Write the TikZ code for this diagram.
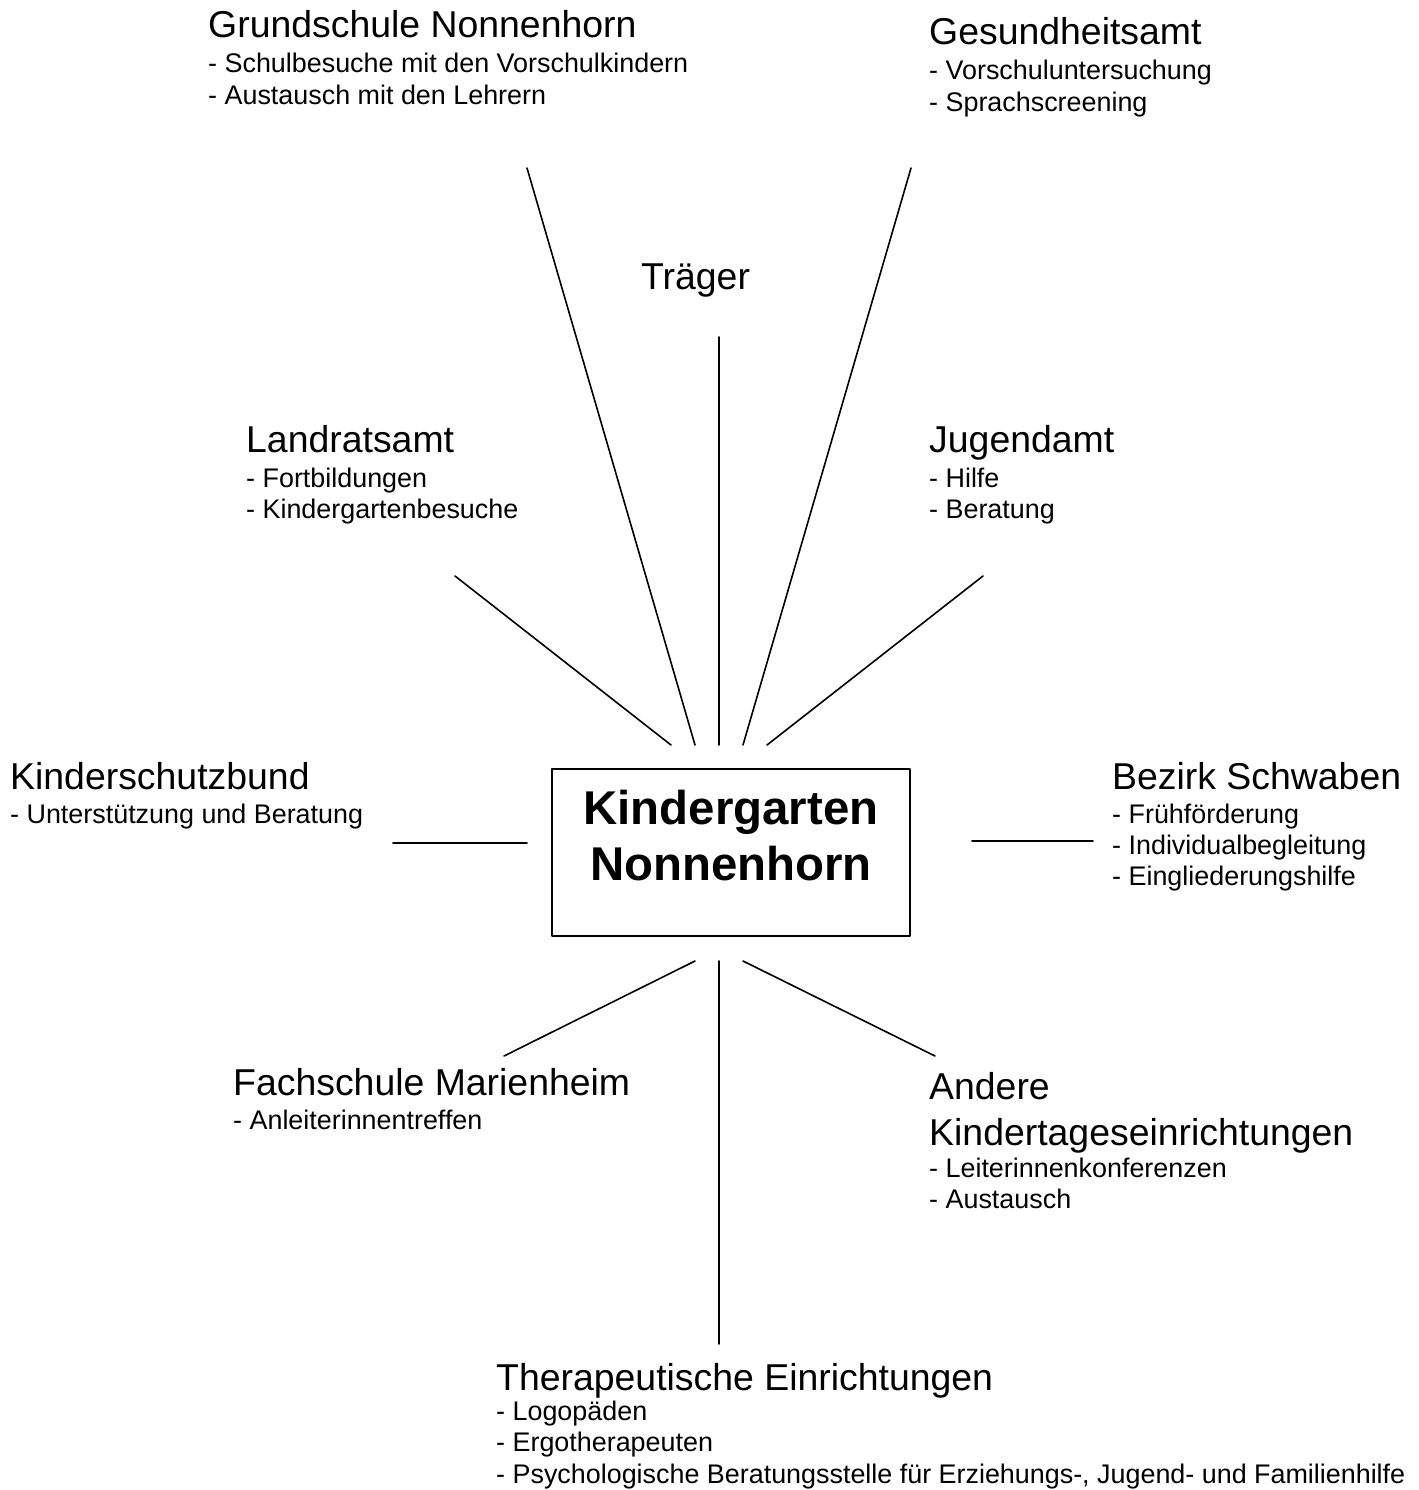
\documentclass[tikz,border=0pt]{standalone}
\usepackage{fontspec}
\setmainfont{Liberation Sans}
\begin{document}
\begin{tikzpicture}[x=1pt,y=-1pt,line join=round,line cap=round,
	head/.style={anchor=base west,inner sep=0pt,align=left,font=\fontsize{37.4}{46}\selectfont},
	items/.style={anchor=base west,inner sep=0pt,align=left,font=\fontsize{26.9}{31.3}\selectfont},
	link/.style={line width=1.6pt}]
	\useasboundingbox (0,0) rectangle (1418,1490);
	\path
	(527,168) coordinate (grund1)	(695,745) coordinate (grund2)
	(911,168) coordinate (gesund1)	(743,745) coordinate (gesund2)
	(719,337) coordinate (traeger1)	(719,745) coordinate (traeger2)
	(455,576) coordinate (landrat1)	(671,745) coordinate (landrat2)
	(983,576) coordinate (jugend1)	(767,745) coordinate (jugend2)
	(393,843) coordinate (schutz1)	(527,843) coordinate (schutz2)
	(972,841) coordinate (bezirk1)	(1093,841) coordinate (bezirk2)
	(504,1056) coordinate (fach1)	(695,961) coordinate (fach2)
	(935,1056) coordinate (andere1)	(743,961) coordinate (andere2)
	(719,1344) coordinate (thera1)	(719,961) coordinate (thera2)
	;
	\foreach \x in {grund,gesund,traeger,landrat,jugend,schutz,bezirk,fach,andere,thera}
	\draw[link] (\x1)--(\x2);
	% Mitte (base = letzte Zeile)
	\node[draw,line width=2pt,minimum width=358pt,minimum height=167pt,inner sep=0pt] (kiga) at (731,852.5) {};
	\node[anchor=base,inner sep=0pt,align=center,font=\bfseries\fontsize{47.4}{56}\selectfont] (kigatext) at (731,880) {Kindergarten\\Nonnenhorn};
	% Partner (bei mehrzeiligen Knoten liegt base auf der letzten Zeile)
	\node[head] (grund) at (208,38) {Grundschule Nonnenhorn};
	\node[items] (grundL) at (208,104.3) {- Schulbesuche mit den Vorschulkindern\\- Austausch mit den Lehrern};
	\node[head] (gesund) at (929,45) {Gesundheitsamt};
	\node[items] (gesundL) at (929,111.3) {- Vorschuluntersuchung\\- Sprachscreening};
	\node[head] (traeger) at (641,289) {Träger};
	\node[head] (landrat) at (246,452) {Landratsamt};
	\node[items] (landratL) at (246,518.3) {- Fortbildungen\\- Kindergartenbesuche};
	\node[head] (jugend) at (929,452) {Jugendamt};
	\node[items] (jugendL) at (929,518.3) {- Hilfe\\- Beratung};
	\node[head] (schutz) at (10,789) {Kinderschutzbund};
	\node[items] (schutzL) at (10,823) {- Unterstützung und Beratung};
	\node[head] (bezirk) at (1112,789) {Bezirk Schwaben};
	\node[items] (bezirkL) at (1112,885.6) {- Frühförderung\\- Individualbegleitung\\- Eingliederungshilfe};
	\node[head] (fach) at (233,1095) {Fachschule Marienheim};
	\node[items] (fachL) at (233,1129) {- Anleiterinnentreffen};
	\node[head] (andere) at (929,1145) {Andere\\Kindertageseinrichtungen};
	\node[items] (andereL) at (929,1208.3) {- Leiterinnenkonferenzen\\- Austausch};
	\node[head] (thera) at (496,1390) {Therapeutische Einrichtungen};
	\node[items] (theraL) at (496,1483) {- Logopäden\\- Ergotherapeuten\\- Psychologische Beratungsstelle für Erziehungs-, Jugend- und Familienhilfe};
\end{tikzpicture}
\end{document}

· · · ·

SET TASK. Transcribe all of the material exactly, leaving out whatever pictures it contains.

THE REPLY.
Write the TikZ code for this diagram.
\documentclass[tikz,border=0pt]{standalone}
\usepackage{fontspec}
\setmainfont{Liberation Sans}
\begin{document}
\begin{tikzpicture}[x=1pt,y=-1pt,line join=round,line cap=round,
	head/.style={anchor=base west,inner sep=0pt,align=left,font=\fontsize{37.4}{46}\selectfont},
	items/.style={anchor=base west,inner sep=0pt,align=left,font=\fontsize{26.9}{31.3}\selectfont},
	link/.style={line width=1.6pt}]
	\useasboundingbox (0,0) rectangle (1418,1490);
	\path
	(527,168) coordinate (grund1)	(695,745) coordinate (grund2)
	(911,168) coordinate (gesund1)	(743,745) coordinate (gesund2)
	(719,337) coordinate (traeger1)	(719,745) coordinate (traeger2)
	(455,576) coordinate (landrat1)	(671,745) coordinate (landrat2)
	(983,576) coordinate (jugend1)	(767,745) coordinate (jugend2)
	(393,843) coordinate (schutz1)	(527,843) coordinate (schutz2)
	(972,841) coordinate (bezirk1)	(1093,841) coordinate (bezirk2)
	(504,1056) coordinate (fach1)	(695,961) coordinate (fach2)
	(935,1056) coordinate (andere1)	(743,961) coordinate (andere2)
	(719,1344) coordinate (thera1)	(719,961) coordinate (thera2)
	;
	\foreach \x in {grund,gesund,traeger,landrat,jugend,schutz,bezirk,fach,andere,thera}
	\draw[link] (\x1)--(\x2);
	% Mitte (base = letzte Zeile)
	\node[draw,line width=2pt,minimum width=358pt,minimum height=167pt,inner sep=0pt] (kiga) at (731,852.5) {};
	\node[anchor=base,inner sep=0pt,align=center,font=\bfseries\fontsize{47.4}{56}\selectfont] (kigatext) at (731,880) {Kindergarten\\Nonnenhorn};
	% Partner (bei mehrzeiligen Knoten liegt base auf der letzten Zeile)
	\node[head] (grund) at (208,38) {Grundschule Nonnenhorn};
	\node[items] (grundL) at (208,104.3) {- Schulbesuche mit den Vorschulkindern\\- Austausch mit den Lehrern};
	\node[head] (gesund) at (929,45) {Gesundheitsamt};
	\node[items] (gesundL) at (929,111.3) {- Vorschuluntersuchung\\- Sprachscreening};
	\node[head] (traeger) at (641,289) {Träger};
	\node[head] (landrat) at (246,452) {Landratsamt};
	\node[items] (landratL) at (246,518.3) {- Fortbildungen\\- Kindergartenbesuche};
	\node[head] (jugend) at (929,452) {Jugendamt};
	\node[items] (jugendL) at (929,518.3) {- Hilfe\\- Beratung};
	\node[head] (schutz) at (10,789) {Kinderschutzbund};
	\node[items] (schutzL) at (10,823) {- Unterstützung und Beratung};
	\node[head] (bezirk) at (1112,789) {Bezirk Schwaben};
	\node[items] (bezirkL) at (1112,885.6) {- Frühförderung\\- Individualbegleitung\\- Eingliederungshilfe};
	\node[head] (fach) at (233,1095) {Fachschule Marienheim};
	\node[items] (fachL) at (233,1129) {- Anleiterinnentreffen};
	\node[head] (andere) at (929,1145) {Andere\\Kindertageseinrichtungen};
	\node[items] (andereL) at (929,1208.3) {- Leiterinnenkonferenzen\\- Austausch};
	\node[head] (thera) at (496,1390) {Therapeutische Einrichtungen};
	\node[items] (theraL) at (496,1483) {- Logopäden\\- Ergotherapeuten\\- Psychologische Beratungsstelle für Erziehungs-, Jugend- und Familienhilfe};
\end{tikzpicture}
\end{document}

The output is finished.